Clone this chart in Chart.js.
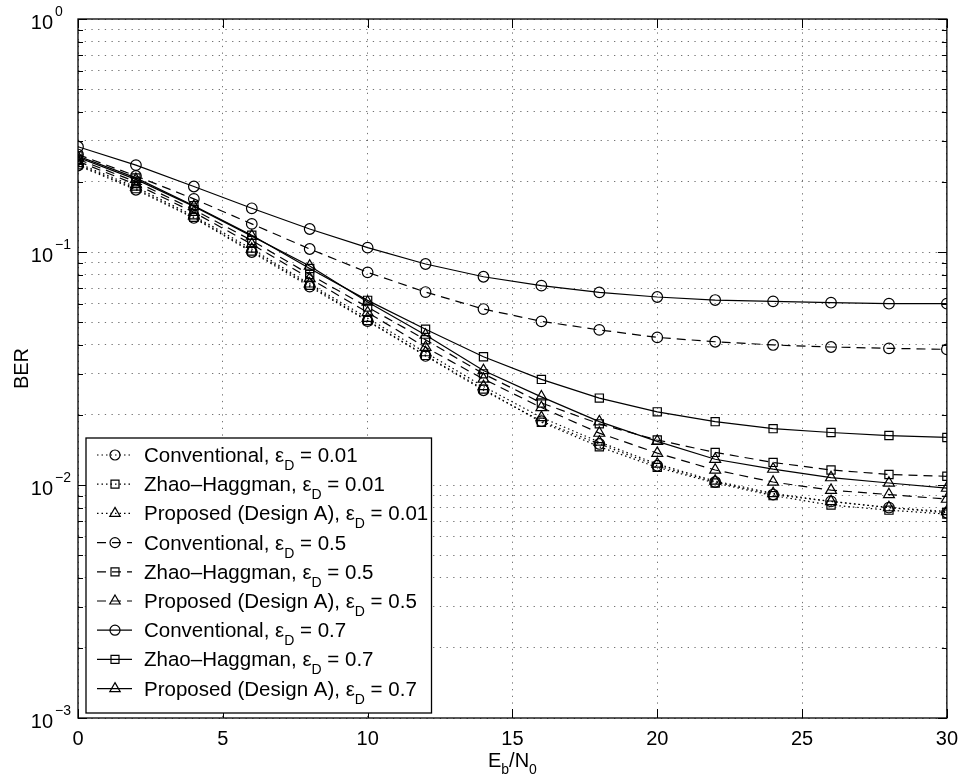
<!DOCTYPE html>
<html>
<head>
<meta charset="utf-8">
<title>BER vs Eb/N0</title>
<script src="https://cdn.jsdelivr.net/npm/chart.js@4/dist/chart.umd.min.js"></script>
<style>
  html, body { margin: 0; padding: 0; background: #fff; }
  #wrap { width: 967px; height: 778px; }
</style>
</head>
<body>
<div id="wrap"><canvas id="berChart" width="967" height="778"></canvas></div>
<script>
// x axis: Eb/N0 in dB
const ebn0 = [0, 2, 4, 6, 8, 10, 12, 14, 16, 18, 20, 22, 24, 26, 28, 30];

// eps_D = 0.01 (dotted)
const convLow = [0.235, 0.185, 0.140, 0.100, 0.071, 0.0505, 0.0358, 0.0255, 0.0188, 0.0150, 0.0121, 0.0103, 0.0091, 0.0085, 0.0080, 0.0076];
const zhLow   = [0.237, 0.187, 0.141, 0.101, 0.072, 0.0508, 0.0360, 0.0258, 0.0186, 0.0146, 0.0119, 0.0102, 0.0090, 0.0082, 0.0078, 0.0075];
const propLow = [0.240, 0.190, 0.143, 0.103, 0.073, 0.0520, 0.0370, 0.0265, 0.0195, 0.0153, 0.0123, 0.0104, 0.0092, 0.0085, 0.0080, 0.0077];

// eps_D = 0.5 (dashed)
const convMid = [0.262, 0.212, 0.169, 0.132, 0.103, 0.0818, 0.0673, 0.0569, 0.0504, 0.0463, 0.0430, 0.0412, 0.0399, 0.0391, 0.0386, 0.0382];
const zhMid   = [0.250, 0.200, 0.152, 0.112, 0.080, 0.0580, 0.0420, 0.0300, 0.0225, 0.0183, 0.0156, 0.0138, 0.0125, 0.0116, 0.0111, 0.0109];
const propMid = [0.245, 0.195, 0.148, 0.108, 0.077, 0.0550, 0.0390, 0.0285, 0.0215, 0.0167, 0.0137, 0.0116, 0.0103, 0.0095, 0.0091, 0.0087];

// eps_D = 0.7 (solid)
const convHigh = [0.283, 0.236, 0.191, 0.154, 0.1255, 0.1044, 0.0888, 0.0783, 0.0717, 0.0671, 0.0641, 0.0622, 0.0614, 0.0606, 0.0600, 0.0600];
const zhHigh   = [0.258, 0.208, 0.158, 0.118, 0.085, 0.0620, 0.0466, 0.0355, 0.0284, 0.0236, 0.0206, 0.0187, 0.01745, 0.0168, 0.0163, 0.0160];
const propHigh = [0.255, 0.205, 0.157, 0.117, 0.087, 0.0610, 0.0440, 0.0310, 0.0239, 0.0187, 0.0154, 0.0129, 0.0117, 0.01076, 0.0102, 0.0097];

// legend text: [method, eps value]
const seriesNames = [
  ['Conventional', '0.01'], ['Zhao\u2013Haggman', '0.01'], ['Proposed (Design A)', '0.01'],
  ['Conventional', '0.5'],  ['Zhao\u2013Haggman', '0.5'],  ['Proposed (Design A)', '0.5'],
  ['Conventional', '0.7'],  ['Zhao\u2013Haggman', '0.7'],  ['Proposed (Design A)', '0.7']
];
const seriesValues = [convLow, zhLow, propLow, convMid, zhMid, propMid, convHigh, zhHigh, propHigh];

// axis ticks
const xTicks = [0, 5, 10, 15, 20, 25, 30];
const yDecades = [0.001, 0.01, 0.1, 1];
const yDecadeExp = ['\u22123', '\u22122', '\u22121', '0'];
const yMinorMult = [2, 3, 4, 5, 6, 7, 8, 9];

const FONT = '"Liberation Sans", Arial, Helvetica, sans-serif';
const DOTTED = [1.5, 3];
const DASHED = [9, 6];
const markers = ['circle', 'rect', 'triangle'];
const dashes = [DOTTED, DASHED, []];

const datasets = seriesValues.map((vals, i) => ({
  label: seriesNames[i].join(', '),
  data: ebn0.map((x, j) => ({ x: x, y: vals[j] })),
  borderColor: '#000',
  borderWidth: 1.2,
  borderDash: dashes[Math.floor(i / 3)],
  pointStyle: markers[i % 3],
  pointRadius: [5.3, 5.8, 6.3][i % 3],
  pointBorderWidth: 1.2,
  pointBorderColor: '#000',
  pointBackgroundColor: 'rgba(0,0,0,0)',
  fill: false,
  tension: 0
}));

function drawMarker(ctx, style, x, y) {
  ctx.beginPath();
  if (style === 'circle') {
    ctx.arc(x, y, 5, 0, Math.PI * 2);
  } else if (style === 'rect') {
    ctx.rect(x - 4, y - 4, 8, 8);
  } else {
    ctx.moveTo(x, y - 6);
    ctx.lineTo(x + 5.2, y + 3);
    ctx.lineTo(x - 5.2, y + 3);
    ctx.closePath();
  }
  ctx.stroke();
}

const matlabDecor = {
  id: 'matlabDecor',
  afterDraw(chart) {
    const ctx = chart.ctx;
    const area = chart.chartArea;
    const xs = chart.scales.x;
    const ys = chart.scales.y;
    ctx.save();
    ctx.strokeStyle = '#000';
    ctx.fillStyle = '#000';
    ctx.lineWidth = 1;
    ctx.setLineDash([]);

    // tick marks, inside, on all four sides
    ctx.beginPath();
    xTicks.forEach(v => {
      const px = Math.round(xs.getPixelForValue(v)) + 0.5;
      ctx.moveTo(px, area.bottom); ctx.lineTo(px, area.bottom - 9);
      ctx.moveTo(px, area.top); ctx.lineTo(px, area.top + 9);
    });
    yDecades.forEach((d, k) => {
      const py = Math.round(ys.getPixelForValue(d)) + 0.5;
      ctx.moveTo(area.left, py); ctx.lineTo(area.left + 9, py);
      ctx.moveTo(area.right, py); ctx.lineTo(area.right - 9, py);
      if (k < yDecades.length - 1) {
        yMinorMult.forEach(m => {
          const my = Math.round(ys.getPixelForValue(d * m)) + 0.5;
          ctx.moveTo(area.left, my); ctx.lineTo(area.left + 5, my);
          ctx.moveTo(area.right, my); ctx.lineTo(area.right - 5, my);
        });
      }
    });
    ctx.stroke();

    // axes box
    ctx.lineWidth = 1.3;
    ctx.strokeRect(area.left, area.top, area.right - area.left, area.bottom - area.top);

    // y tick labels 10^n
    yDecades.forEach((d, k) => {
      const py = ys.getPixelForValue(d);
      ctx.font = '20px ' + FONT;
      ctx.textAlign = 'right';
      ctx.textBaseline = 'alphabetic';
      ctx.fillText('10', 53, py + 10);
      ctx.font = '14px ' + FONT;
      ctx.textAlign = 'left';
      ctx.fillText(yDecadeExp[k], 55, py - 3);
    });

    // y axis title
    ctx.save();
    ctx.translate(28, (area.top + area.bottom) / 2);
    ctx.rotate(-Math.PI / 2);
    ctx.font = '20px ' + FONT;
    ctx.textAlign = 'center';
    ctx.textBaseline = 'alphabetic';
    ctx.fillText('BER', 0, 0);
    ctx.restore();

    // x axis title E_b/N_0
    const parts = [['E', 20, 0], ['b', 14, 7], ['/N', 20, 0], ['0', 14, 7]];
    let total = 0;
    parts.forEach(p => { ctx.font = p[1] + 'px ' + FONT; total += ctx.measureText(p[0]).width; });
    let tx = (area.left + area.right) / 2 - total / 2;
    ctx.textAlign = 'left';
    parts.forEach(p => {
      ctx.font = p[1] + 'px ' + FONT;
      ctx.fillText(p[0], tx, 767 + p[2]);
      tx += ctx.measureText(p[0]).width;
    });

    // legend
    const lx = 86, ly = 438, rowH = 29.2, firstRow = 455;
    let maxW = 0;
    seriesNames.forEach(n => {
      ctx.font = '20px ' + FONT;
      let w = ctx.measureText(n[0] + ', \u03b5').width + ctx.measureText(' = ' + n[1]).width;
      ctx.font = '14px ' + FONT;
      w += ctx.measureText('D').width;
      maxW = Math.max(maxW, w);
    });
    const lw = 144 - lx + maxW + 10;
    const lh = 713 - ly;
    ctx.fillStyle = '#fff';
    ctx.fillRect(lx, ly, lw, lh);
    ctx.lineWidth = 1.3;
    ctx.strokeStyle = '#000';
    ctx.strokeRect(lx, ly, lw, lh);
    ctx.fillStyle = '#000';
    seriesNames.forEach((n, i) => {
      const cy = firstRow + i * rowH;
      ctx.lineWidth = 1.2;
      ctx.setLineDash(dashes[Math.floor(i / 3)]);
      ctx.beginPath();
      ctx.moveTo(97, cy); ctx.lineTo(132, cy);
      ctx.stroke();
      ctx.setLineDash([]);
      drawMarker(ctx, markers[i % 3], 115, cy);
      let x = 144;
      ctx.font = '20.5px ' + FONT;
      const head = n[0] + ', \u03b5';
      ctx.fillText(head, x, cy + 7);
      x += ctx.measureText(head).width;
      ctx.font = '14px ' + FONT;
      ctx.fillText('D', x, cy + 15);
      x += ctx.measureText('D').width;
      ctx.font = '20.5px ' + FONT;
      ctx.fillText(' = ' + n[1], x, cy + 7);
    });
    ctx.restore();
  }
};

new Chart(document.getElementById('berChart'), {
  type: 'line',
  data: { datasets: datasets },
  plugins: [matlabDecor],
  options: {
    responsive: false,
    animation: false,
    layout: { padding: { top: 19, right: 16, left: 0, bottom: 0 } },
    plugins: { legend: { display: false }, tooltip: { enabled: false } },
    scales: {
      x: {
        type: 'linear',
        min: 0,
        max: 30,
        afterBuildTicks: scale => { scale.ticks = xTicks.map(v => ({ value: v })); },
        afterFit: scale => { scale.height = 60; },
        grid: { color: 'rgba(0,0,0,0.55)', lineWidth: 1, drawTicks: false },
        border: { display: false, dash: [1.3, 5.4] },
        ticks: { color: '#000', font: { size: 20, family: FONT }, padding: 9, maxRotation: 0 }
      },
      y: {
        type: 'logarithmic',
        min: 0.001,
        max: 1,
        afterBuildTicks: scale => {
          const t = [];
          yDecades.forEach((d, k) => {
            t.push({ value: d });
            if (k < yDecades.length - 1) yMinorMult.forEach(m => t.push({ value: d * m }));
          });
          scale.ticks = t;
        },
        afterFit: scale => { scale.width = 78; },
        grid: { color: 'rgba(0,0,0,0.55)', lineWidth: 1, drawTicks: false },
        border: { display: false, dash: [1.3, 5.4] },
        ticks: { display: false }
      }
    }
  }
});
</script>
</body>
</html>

#####

**Exercise brief:** From the opening line of the listing above through the line bearing "0.0095, 0.0091, 0.0087];", repeat each line exactly. Drop every picture.

**Answer for the task:**
Clone this chart in Chart.js.
<!DOCTYPE html>
<html>
<head>
<meta charset="utf-8">
<title>BER vs Eb/N0</title>
<script src="https://cdn.jsdelivr.net/npm/chart.js@4/dist/chart.umd.min.js"></script>
<style>
  html, body { margin: 0; padding: 0; background: #fff; }
  #wrap { width: 967px; height: 778px; }
</style>
</head>
<body>
<div id="wrap"><canvas id="berChart" width="967" height="778"></canvas></div>
<script>
// x axis: Eb/N0 in dB
const ebn0 = [0, 2, 4, 6, 8, 10, 12, 14, 16, 18, 20, 22, 24, 26, 28, 30];

// eps_D = 0.01 (dotted)
const convLow = [0.235, 0.185, 0.140, 0.100, 0.071, 0.0505, 0.0358, 0.0255, 0.0188, 0.0150, 0.0121, 0.0103, 0.0091, 0.0085, 0.0080, 0.0076];
const zhLow   = [0.237, 0.187, 0.141, 0.101, 0.072, 0.0508, 0.0360, 0.0258, 0.0186, 0.0146, 0.0119, 0.0102, 0.0090, 0.0082, 0.0078, 0.0075];
const propLow = [0.240, 0.190, 0.143, 0.103, 0.073, 0.0520, 0.0370, 0.0265, 0.0195, 0.0153, 0.0123, 0.0104, 0.0092, 0.0085, 0.0080, 0.0077];

// eps_D = 0.5 (dashed)
const convMid = [0.262, 0.212, 0.169, 0.132, 0.103, 0.0818, 0.0673, 0.0569, 0.0504, 0.0463, 0.0430, 0.0412, 0.0399, 0.0391, 0.0386, 0.0382];
const zhMid   = [0.250, 0.200, 0.152, 0.112, 0.080, 0.0580, 0.0420, 0.0300, 0.0225, 0.0183, 0.0156, 0.0138, 0.0125, 0.0116, 0.0111, 0.0109];
const propMid = [0.245, 0.195, 0.148, 0.108, 0.077, 0.0550, 0.0390, 0.0285, 0.0215, 0.0167, 0.0137, 0.0116, 0.0103, 0.0095, 0.0091, 0.0087];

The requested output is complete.